Stated goal:
Below are entries; repeat exactly, and nothing else, the lines from the one holding "Reproduce this chart with D3.js." through the one holding "var shares = [1.7, 3.1, 6.0, 19.6, 21.4, 48.2];", inclusive. Leave the pictures out.

The data:
'''

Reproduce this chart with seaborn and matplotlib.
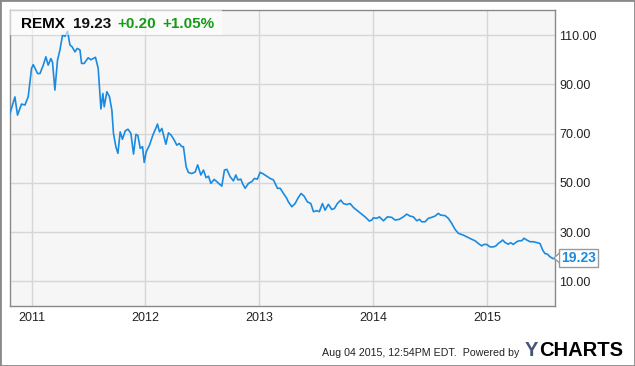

'''
'''

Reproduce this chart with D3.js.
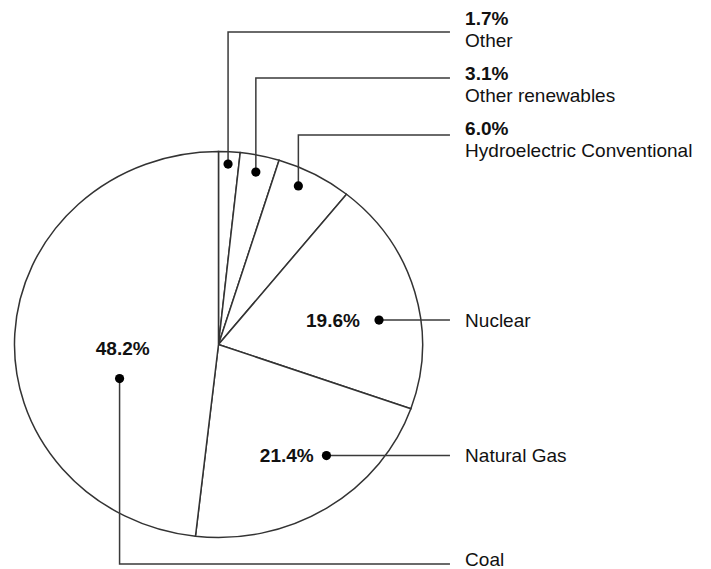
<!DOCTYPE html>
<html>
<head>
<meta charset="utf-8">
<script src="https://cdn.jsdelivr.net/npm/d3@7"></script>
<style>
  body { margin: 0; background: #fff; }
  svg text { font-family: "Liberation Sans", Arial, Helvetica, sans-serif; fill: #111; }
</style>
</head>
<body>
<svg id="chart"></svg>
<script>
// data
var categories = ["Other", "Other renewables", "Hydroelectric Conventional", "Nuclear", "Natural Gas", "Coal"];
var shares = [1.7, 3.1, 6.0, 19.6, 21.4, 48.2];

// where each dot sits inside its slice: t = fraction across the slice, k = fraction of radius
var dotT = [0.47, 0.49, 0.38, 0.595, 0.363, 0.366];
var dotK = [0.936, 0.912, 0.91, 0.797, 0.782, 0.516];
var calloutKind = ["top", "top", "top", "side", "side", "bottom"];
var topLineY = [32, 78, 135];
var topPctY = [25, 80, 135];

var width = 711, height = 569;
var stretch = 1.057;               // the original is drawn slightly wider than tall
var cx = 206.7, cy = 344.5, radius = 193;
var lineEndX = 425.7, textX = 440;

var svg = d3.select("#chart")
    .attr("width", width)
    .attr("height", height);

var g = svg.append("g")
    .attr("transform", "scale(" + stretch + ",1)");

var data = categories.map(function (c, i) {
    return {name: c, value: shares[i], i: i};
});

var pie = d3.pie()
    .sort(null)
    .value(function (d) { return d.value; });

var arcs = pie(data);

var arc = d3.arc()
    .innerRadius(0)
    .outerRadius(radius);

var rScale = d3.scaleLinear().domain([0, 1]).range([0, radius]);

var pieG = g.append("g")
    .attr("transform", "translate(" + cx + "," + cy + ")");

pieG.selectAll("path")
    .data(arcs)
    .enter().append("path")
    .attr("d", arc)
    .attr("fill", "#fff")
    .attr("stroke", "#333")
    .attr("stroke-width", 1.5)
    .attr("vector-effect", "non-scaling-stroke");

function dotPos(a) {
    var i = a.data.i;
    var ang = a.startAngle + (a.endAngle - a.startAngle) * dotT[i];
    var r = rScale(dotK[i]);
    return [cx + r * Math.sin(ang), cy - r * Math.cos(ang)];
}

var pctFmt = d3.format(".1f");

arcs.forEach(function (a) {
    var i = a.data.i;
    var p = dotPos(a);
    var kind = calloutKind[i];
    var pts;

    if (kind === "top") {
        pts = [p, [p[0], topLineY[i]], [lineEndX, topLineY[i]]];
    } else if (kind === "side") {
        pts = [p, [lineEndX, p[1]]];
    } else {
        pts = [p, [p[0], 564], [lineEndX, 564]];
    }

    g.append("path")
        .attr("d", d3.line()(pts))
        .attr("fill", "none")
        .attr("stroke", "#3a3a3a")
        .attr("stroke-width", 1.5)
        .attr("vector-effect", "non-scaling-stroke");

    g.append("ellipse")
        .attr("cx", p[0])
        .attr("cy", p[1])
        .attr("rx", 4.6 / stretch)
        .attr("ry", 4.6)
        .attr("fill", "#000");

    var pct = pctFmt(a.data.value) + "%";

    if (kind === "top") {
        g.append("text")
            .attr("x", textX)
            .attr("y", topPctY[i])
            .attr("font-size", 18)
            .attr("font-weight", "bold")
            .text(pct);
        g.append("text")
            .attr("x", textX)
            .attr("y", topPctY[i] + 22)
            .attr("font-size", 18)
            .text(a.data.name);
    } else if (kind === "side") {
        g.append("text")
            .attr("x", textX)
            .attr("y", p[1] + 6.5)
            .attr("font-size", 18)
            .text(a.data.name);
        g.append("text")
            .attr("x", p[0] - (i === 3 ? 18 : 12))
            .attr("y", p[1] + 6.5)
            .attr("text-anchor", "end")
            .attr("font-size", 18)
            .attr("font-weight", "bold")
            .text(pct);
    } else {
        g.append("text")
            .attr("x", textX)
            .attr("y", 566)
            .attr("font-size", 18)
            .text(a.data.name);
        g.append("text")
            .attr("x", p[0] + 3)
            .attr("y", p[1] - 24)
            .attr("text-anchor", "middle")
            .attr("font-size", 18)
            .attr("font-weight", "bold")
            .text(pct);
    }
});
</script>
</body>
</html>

'''
'''

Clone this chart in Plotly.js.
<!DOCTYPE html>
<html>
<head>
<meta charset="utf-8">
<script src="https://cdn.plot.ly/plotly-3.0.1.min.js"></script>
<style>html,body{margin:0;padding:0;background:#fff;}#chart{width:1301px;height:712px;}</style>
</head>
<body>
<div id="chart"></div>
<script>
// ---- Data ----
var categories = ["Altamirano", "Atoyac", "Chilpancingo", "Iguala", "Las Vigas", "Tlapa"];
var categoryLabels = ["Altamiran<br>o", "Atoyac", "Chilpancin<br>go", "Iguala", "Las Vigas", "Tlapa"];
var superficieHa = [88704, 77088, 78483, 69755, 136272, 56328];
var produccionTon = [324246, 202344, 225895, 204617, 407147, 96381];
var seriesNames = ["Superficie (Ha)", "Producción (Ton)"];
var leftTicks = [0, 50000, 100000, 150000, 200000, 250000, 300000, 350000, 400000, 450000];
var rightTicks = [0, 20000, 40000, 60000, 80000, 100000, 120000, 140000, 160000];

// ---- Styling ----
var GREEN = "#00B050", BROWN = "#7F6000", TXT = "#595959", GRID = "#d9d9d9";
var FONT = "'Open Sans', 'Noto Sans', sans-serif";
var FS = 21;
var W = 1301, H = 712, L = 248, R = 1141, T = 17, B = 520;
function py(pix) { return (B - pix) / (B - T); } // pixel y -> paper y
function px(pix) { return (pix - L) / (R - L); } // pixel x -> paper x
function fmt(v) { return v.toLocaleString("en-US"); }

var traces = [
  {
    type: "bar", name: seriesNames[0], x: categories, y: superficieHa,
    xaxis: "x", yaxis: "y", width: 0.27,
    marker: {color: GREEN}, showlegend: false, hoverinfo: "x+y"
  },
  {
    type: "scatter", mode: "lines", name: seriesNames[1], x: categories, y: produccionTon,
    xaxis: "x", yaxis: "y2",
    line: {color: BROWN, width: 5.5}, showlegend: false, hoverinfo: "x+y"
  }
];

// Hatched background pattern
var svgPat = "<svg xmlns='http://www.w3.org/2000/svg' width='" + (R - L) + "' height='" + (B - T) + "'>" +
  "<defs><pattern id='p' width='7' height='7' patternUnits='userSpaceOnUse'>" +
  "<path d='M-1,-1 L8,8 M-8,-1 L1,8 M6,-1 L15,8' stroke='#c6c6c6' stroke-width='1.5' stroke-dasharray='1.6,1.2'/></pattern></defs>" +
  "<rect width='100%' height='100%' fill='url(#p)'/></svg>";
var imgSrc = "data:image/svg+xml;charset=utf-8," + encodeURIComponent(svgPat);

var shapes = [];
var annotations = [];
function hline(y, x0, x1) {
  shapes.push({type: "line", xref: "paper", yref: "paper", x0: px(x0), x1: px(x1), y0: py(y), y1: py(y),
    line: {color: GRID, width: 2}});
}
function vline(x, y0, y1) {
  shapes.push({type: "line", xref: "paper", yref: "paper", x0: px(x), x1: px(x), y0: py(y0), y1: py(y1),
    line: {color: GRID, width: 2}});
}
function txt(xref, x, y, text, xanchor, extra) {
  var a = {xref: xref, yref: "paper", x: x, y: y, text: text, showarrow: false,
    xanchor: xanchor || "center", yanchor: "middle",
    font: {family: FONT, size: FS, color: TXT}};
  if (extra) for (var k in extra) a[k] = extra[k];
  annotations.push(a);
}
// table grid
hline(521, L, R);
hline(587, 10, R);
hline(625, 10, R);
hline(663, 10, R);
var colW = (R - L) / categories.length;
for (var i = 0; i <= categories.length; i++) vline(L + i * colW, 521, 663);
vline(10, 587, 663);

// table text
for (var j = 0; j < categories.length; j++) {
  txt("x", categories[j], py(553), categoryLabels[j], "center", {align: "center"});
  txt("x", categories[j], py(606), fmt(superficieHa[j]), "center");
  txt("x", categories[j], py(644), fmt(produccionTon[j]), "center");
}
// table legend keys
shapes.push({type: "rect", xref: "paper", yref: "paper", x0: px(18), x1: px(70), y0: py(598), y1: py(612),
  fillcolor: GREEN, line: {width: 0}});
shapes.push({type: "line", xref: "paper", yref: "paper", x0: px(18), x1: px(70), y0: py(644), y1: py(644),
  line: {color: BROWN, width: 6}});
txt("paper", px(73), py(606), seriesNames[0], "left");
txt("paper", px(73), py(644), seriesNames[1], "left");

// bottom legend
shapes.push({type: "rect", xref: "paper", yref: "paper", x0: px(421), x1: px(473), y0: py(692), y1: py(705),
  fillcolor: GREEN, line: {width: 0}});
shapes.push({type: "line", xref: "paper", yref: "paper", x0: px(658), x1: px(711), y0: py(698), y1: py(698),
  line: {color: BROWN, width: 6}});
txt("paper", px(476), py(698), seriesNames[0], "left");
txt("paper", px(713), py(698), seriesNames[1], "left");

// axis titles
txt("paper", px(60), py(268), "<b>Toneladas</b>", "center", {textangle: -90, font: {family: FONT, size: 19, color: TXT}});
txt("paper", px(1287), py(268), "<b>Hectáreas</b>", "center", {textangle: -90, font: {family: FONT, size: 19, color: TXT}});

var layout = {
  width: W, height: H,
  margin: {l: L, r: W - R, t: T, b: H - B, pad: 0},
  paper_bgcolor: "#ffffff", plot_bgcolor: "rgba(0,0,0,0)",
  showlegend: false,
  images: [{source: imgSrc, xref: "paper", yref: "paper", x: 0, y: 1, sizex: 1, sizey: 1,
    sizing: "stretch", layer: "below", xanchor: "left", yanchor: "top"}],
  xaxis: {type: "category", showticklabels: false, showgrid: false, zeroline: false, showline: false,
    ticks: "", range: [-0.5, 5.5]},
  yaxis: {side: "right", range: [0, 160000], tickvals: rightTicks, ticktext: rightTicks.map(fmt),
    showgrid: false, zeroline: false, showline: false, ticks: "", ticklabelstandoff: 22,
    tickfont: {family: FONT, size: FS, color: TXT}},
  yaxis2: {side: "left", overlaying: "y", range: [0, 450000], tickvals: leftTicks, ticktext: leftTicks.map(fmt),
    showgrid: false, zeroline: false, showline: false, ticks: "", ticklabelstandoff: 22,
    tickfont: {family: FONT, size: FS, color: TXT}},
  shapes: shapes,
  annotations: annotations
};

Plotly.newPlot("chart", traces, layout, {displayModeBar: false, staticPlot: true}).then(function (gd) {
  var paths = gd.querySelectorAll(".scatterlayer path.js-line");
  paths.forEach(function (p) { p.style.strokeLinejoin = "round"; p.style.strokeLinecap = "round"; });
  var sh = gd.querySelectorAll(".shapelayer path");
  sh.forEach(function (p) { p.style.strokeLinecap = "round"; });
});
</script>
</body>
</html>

'''

Solution for this task:
Reproduce this chart with D3.js.
<!DOCTYPE html>
<html>
<head>
<meta charset="utf-8">
<script src="https://cdn.jsdelivr.net/npm/d3@7"></script>
<style>
  body { margin: 0; background: #fff; }
  svg text { font-family: "Liberation Sans", Arial, Helvetica, sans-serif; fill: #111; }
</style>
</head>
<body>
<svg id="chart"></svg>
<script>
// data
var categories = ["Other", "Other renewables", "Hydroelectric Conventional", "Nuclear", "Natural Gas", "Coal"];
var shares = [1.7, 3.1, 6.0, 19.6, 21.4, 48.2];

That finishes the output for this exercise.